=== Collected material ===

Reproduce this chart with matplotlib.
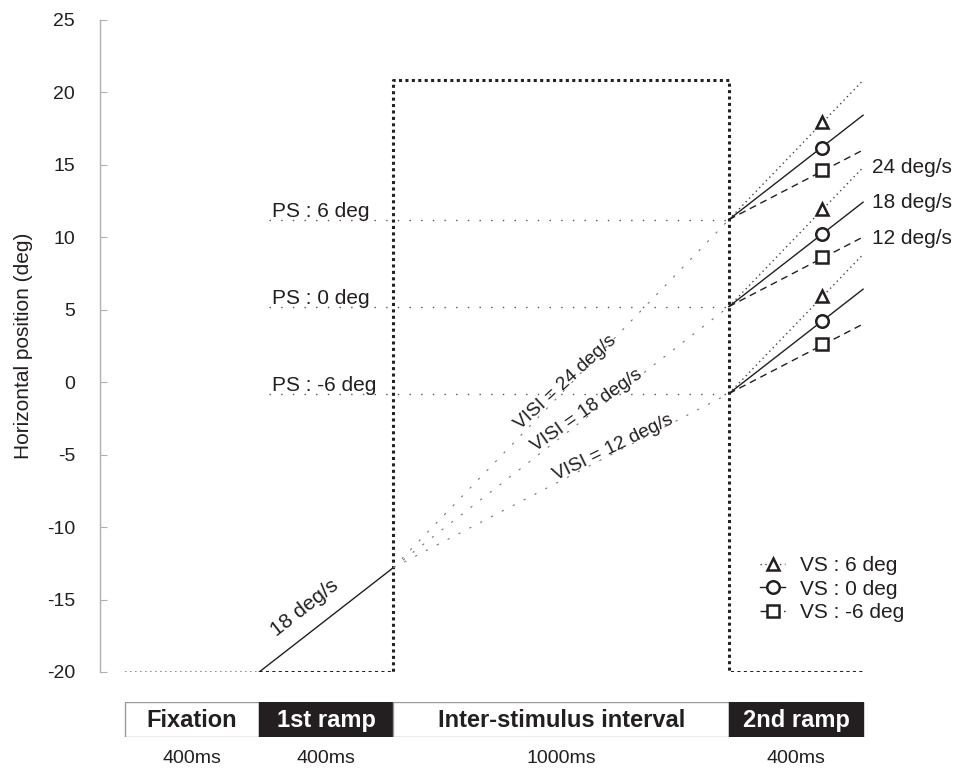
import matplotlib
matplotlib.use("Agg")
import matplotlib.pyplot as plt
from matplotlib.patches import Rectangle
from matplotlib.lines import Line2D

plt.rcParams['font.family'] = ['Liberation Sans', 'DejaVu Sans']
plt.rcParams['axes.unicode_minus'] = False

# ---------------- data ----------------
phases = ['Fixation', '1st ramp', 'Inter-stimulus interval', '2nd ramp']
phase_start = [0, 400, 800, 1800]
phase_dur = [400, 400, 1000, 400]
phase_dark = [False, True, False, True]
dur_labels = ['400ms', '400ms', '1000ms', '400ms']

yticks = [-20, -15, -10, -5, 0, 5, 10, 15, 20, 25]

fix_t = [0, 400]
fix_y = [-20, -20]
ramp1_t = [400, 800]
ramp1_y = [-20, -12.8]

visi_labels = ['VISI = 24 deg/s', 'VISI = 18 deg/s', 'VISI = 12 deg/s']
isi_t = [800, 1800]
isi_start = -12.8
isi_end = [11.2, 5.2, -0.8]

ps_labels = ['PS : 6 deg', 'PS : 0 deg', 'PS : -6 deg']
ps_t = [430, 1800]

target_t = [400, 800, 800, 1800, 1800, 2200]
target_y = [-20, -20, 20.8, 20.8, -20, -20]

ramp2_t = [1800, 2200]
vs_labels = ['VS : 6 deg', 'VS : 0 deg', 'VS : -6 deg']
ramp2_end = [[20.8, 14.8, 8.8],    # VS 6 (24 deg/s)
             [18.4, 12.4, 6.4],    # VS 0 (18 deg/s)
             [16.0, 10.0, 4.0]]    # VS -6 (12 deg/s)
marker_t = 2077
marker_y = [[17.95, 11.95, 5.9],
            [16.15, 10.2, 4.2],
            [14.6, 8.65, 2.65]]
speed_labels = ['24 deg/s', '18 deg/s', '12 deg/s']
speed_label_y = [14.8, 12.4, 9.9]

# ---------------- figure ----------------
W, H = 955, 770
fig = plt.figure(figsize=(W / 100, H / 100), dpi=100)
ax = fig.add_axes([100 / W, 98 / H, 855 / W, 652.5 / H])
ax.set_xlim(-74.5, 2474)
ax.set_ylim(-20, 25)

txt = '#231f20'
for s in ['top', 'right', 'bottom']:
    ax.spines[s].set_visible(False)
ax.spines['left'].set_color('#b0b0b0')
ax.spines['left'].set_linewidth(1.0)
ax.set_xticks([])
ax.set_yticks(yticks)
ax.tick_params(axis='y', direction='in', length=5, color='#b0b0b0',
               labelsize=14, labelcolor=txt, pad=18)
ax.set_ylabel('Horizontal position (deg)', fontsize=15, color=txt)
ax.yaxis.set_label_coords(-67 / 855, 0.5)

# fixation and 1st ramp
ax.plot(fix_t, fix_y, color='#808080', lw=1.2, ls=(0, (1.0, 2.0)))
ax.plot(ramp1_t, ramp1_y, color=txt, lw=1)
ax.text(453, -17.6, '18 deg/s', rotation=38, rotation_mode='anchor',
        ha='left', va='baseline', fontsize=15, color=txt)

# target box (thick dotted)
ax.plot(target_t, target_y, color='#222222', lw=2.2, ls=(0, (1, 1.1)),
        solid_capstyle='butt', dash_capstyle='butt')

# ISI extrapolations
visi_text_pos = [(1313, 0.0, 42.5), (1376, -1.95, 35.0), (1455, -4.5, 26.0)]
for end, lab, (tx, ty, rot) in zip(isi_end, visi_labels, visi_text_pos):
    ax.plot(isi_t, [isi_start, end], color='#777777', lw=0.8, ls=(0, (2, 9)))
    ax.text(tx, ty, lab, rotation=rot, rotation_mode='anchor', ha='center',
            va='center', fontsize=13.8, color=txt)

# PS lines
for end, lab in zip(isi_end, ps_labels):
    ax.plot(ps_t, [end, end], color='#555555', lw=1, ls=(0, (1, 7.4)))
    ax.text(437, end + 0.15, lab, ha='left', va='baseline', fontsize=15, color=txt)

# 2nd ramp
styles = [dict(ls=(0, (1, 2.5)), lw=1, color='#444444'),
          dict(ls='-', lw=1, color=txt),
          dict(ls=(0, (5, 3.5)), lw=1, color=txt)]
markers = ['^', 'o', 's']
for i in range(3):
    for j in range(3):
        ax.plot(ramp2_t, [isi_end[j], ramp2_end[i][j]], **styles[i])
        ax.plot([marker_t], [marker_y[i][j]], marker=markers[i], ms=9,
                mfc='white', mec=txt, mew=1.8, ls='none')

for lab, y in zip(speed_labels, speed_label_y):
    ax.text(2227, y, lab, ha='left', va='center', fontsize=15, color=txt)

# legend
handles = [Line2D([], [], marker=markers[i], ms=9, mfc='white', mec=txt, mew=1.8,
                  **styles[i]) for i in range(3)]
leg = ax.legend(handles, vs_labels, loc='upper left', frameon=False,
                bbox_to_anchor=(760 / W, 1 - 556 / H), bbox_transform=fig.transFigure,
                fontsize=15, handlelength=1.2, handletextpad=0.7,
                labelspacing=0.22, borderpad=0, borderaxespad=0)
for t in leg.get_texts():
    t.set_color(txt)

# timeline
tl = fig.add_axes([100 / W, 33 / H, 855 / W, 35 / H], sharex=ax)
tl.set_ylim(0, 1)
tl.axis('off')
for name, st, d, dark, dl in zip(phases, phase_start, phase_dur, phase_dark, dur_labels):
    tl.add_patch(Rectangle((st, 0), d, 1, facecolor=txt if dark else 'white',
                           edgecolor=txt if dark else '#999999', lw=1))
    tl.text(st + d / 2, 0.47, name, ha='center', va='center', fontsize=17,
            fontweight='bold', color='white' if dark else txt)
    tl.text(st + d / 2, -0.62, dl, ha='center', va='center', fontsize=14, color=txt)

fig.savefig('out.png', dpi=100)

===

## [Exercise description]
Write out exactly the opening lines of the data, stopping after the line that holds "plt.rcParams['axes.unicode_minus'] = False". Exclude pictures.

## [Solution for this exercise]
Reproduce this chart with matplotlib.
import matplotlib
matplotlib.use("Agg")
import matplotlib.pyplot as plt
from matplotlib.patches import Rectangle
from matplotlib.lines import Line2D

plt.rcParams['font.family'] = ['Liberation Sans', 'DejaVu Sans']
plt.rcParams['axes.unicode_minus'] = False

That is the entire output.